Rows from a dataset of charts and code

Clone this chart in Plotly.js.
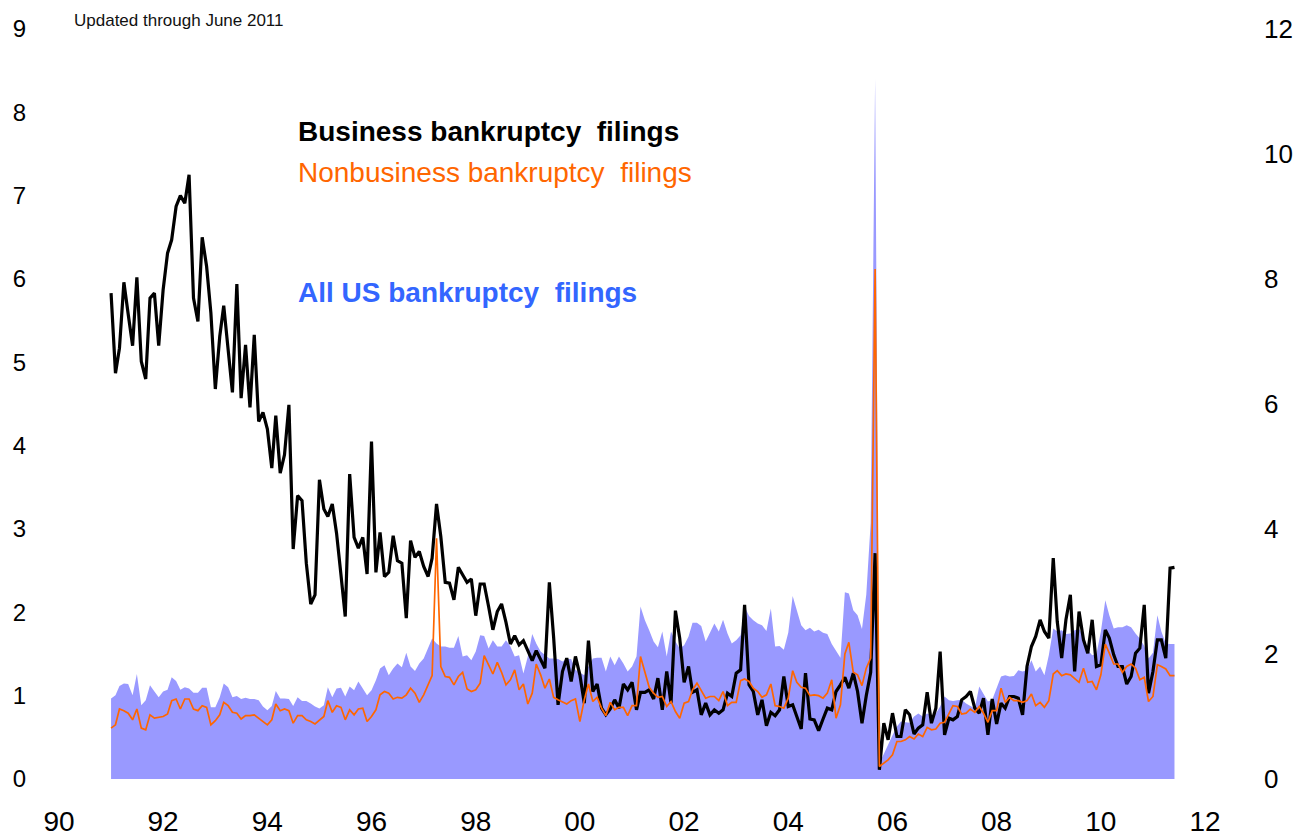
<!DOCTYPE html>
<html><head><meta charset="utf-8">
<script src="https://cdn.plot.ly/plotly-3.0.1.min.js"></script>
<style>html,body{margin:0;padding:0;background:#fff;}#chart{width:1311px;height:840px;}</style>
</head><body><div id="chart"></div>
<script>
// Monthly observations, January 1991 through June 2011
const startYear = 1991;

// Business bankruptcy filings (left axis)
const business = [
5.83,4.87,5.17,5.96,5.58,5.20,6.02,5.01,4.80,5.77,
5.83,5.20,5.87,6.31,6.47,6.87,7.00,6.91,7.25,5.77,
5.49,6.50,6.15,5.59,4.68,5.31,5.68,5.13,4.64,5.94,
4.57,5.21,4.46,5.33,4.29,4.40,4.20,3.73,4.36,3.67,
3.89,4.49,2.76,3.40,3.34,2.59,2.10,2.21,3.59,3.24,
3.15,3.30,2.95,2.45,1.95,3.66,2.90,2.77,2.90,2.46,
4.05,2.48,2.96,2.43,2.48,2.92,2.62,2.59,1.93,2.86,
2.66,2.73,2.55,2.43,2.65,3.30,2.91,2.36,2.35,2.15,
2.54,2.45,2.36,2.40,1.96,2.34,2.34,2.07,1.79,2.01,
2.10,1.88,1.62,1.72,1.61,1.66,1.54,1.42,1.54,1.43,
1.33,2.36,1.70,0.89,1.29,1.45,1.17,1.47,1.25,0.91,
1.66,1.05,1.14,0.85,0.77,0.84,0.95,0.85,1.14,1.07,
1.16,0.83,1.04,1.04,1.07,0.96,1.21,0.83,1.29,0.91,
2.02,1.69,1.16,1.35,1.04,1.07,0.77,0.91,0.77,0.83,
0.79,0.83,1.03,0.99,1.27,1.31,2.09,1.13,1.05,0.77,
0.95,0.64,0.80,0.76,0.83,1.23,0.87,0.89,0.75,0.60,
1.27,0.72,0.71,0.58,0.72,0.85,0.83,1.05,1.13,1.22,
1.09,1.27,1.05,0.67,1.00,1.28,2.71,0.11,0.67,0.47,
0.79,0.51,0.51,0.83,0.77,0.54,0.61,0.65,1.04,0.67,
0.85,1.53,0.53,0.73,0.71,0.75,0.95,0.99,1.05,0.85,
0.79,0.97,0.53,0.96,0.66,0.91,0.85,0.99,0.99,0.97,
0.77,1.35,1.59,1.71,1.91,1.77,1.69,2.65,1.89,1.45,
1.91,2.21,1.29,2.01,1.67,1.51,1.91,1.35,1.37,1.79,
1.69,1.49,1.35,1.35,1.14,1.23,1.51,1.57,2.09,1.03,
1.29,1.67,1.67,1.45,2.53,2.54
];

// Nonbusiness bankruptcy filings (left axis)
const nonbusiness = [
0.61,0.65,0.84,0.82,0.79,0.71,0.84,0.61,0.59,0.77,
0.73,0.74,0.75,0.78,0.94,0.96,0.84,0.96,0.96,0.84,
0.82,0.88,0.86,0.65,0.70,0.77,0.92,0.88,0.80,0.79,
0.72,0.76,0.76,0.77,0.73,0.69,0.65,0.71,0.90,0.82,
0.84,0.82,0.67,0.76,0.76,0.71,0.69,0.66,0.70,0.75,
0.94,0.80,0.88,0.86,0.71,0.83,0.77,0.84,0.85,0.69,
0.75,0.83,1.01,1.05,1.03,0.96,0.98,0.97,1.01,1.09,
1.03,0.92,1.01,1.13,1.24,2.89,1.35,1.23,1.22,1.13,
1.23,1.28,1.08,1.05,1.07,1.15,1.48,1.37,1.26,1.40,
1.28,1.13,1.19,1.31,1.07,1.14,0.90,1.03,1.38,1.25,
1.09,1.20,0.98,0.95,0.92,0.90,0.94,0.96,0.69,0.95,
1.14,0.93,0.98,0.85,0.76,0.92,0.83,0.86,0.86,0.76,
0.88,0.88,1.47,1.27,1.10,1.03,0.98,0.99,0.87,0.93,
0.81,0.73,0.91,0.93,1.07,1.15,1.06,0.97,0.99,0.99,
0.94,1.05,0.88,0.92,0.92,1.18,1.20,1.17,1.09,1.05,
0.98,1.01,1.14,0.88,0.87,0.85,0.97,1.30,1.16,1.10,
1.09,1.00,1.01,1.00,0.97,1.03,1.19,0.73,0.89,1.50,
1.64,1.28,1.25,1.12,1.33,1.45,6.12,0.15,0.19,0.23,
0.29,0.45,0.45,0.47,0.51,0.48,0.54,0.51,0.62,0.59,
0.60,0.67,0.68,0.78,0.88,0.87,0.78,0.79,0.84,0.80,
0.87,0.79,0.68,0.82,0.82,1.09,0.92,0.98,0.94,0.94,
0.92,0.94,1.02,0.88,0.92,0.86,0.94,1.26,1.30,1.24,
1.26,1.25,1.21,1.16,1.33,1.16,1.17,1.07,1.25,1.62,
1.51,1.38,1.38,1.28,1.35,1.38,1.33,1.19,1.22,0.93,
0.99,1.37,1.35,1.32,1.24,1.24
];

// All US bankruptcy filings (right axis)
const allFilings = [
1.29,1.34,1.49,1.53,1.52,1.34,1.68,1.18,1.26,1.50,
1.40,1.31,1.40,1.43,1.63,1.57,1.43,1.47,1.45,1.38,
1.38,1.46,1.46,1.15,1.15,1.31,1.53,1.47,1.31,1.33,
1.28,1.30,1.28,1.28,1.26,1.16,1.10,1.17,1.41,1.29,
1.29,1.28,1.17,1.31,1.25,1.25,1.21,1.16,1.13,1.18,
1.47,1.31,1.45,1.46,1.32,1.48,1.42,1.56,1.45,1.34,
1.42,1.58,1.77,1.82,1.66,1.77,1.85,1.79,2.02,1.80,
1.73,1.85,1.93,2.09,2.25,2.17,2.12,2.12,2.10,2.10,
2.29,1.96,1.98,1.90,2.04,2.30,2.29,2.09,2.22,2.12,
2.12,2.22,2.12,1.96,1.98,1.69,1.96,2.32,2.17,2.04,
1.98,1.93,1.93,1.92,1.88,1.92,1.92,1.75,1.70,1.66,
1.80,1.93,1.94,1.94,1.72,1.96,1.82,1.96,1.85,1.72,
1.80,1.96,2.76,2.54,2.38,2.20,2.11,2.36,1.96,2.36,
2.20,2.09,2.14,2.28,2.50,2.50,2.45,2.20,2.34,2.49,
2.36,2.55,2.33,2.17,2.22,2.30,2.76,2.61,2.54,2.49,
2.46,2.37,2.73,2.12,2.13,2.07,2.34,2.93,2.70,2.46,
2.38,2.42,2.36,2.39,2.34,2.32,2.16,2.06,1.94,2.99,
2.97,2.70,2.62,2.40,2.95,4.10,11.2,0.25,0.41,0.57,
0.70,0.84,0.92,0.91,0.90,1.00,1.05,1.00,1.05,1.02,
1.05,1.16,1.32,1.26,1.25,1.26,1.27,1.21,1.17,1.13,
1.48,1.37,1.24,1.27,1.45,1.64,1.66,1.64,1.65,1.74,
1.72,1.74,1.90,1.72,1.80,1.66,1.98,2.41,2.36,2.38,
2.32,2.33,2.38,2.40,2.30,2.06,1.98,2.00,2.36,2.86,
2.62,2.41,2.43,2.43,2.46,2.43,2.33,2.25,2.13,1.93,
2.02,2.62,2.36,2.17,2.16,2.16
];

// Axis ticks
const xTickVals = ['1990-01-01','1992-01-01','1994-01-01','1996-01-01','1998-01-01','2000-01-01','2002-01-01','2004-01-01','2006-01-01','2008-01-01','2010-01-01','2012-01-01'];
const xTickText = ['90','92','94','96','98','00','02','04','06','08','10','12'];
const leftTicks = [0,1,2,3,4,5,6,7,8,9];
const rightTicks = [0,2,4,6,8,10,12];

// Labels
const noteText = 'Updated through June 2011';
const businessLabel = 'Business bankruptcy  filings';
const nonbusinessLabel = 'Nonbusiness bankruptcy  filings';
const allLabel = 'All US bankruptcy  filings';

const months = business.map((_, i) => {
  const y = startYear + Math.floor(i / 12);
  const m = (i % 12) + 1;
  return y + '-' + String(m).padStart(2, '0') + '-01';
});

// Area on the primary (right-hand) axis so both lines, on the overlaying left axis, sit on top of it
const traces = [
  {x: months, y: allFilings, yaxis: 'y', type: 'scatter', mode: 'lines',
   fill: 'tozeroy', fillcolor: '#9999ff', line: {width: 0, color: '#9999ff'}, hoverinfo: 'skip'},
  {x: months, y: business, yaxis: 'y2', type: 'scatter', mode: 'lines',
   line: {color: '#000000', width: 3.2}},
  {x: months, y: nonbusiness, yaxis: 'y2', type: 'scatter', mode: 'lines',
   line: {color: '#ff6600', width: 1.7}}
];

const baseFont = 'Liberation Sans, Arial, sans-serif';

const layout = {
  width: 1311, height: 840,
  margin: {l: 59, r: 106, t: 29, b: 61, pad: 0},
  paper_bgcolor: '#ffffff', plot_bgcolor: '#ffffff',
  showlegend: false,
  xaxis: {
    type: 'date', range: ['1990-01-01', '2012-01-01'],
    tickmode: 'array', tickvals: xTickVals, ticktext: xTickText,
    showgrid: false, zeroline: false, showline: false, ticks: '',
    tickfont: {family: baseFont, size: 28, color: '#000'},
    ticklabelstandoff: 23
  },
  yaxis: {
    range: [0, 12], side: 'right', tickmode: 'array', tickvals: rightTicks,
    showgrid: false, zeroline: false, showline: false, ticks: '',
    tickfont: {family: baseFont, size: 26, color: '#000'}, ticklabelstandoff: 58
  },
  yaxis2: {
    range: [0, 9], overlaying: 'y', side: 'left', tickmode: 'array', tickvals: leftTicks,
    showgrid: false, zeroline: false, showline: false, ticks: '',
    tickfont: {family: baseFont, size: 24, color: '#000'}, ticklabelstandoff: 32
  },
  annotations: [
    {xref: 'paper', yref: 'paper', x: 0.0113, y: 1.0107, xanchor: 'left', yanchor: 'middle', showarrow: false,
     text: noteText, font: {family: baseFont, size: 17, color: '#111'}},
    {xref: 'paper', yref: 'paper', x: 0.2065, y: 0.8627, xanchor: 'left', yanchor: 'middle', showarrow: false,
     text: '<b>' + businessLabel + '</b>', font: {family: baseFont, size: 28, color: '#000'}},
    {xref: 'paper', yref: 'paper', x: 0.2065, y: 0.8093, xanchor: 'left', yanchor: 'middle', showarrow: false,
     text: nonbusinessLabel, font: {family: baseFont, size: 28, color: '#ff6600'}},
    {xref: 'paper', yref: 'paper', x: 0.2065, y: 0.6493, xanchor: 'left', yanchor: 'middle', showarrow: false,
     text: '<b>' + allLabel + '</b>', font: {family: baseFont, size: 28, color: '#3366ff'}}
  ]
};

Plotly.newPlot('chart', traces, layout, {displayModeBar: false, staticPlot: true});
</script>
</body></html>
...
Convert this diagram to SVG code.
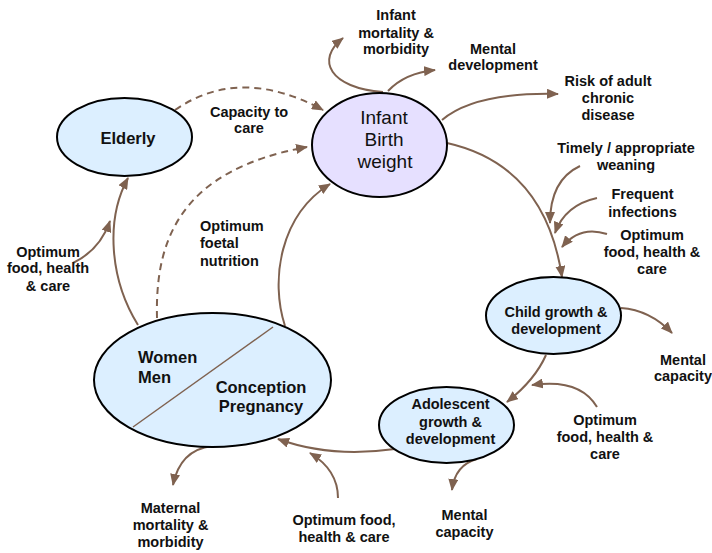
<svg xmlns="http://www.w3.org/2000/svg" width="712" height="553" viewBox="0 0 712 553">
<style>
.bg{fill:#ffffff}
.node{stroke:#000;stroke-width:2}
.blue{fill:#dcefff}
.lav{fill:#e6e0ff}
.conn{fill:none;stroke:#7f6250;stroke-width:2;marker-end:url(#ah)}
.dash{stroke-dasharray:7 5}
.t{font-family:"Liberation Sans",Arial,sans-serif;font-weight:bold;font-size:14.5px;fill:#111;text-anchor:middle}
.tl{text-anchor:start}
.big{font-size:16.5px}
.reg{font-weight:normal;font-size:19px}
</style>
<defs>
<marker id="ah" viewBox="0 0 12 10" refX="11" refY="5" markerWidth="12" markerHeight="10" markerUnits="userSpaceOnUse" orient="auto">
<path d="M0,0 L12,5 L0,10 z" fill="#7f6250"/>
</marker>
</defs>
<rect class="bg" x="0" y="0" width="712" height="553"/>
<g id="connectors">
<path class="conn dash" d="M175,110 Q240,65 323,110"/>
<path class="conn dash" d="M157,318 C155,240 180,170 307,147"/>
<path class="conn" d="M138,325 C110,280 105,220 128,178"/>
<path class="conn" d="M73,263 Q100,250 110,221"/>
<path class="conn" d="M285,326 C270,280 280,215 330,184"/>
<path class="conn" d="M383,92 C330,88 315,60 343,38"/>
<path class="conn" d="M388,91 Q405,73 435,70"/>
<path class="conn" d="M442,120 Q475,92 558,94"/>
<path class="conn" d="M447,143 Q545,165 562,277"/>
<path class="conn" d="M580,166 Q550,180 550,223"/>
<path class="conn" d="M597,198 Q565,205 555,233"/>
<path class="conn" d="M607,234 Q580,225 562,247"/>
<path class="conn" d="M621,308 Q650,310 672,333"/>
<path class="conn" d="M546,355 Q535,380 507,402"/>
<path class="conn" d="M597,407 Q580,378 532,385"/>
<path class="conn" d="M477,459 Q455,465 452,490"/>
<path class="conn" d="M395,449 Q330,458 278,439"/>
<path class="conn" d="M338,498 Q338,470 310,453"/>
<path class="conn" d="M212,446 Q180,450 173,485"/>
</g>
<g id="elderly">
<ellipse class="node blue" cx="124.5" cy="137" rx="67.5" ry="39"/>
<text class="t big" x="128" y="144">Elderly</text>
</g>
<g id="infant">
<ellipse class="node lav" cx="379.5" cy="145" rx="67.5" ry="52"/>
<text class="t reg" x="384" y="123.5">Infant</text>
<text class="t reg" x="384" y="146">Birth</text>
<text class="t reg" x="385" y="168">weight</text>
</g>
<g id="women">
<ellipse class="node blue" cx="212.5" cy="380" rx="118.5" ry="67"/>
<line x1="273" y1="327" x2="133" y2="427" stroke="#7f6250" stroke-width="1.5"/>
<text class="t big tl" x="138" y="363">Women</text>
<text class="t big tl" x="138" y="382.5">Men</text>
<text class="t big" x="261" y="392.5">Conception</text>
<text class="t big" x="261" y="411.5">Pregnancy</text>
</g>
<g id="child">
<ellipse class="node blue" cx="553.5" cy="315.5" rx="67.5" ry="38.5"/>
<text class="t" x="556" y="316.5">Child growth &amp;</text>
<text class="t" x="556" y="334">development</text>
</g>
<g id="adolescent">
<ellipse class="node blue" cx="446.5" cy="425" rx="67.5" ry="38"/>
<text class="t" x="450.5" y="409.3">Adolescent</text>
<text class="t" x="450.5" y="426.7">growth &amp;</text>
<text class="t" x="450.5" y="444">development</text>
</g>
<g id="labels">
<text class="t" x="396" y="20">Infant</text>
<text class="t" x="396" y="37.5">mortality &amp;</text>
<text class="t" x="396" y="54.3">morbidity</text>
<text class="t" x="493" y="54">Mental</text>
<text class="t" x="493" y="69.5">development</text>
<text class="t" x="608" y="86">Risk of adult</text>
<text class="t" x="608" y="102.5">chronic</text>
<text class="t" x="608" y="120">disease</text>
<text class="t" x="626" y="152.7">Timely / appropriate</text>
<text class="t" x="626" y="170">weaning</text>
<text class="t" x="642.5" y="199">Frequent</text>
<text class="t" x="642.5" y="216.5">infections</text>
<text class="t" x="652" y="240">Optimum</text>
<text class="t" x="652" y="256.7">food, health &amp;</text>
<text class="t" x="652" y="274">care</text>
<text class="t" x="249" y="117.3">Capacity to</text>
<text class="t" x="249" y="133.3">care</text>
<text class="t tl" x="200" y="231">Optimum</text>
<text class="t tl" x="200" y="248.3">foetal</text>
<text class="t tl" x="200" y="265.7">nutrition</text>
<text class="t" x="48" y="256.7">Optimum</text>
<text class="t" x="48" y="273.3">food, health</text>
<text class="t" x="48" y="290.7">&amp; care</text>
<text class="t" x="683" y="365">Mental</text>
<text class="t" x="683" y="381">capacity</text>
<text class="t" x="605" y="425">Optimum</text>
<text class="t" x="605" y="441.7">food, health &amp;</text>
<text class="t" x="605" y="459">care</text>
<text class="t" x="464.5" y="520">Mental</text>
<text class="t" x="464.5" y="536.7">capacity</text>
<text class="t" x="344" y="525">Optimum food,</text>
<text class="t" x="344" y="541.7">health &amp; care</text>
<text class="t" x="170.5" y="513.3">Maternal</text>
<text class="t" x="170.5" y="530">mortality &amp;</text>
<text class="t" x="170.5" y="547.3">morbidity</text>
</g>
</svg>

» **Objective**
Reproduce, starting at the line containing "Clone this chart in Plotly.js." and stopping after the line containing "const startYear = 1991;", each of those lines exactly and no others; leave pictures out.

» **The response**
Clone this chart in Plotly.js.
<!DOCTYPE html>
<html><head><meta charset="utf-8">
<script src="https://cdn.plot.ly/plotly-3.0.1.min.js"></script>
<style>html,body{margin:0;padding:0;background:#fff;}#chart{width:1311px;height:840px;}</style>
</head><body><div id="chart"></div>
<script>
// Monthly observations, January 1991 through June 2011
const startYear = 1991;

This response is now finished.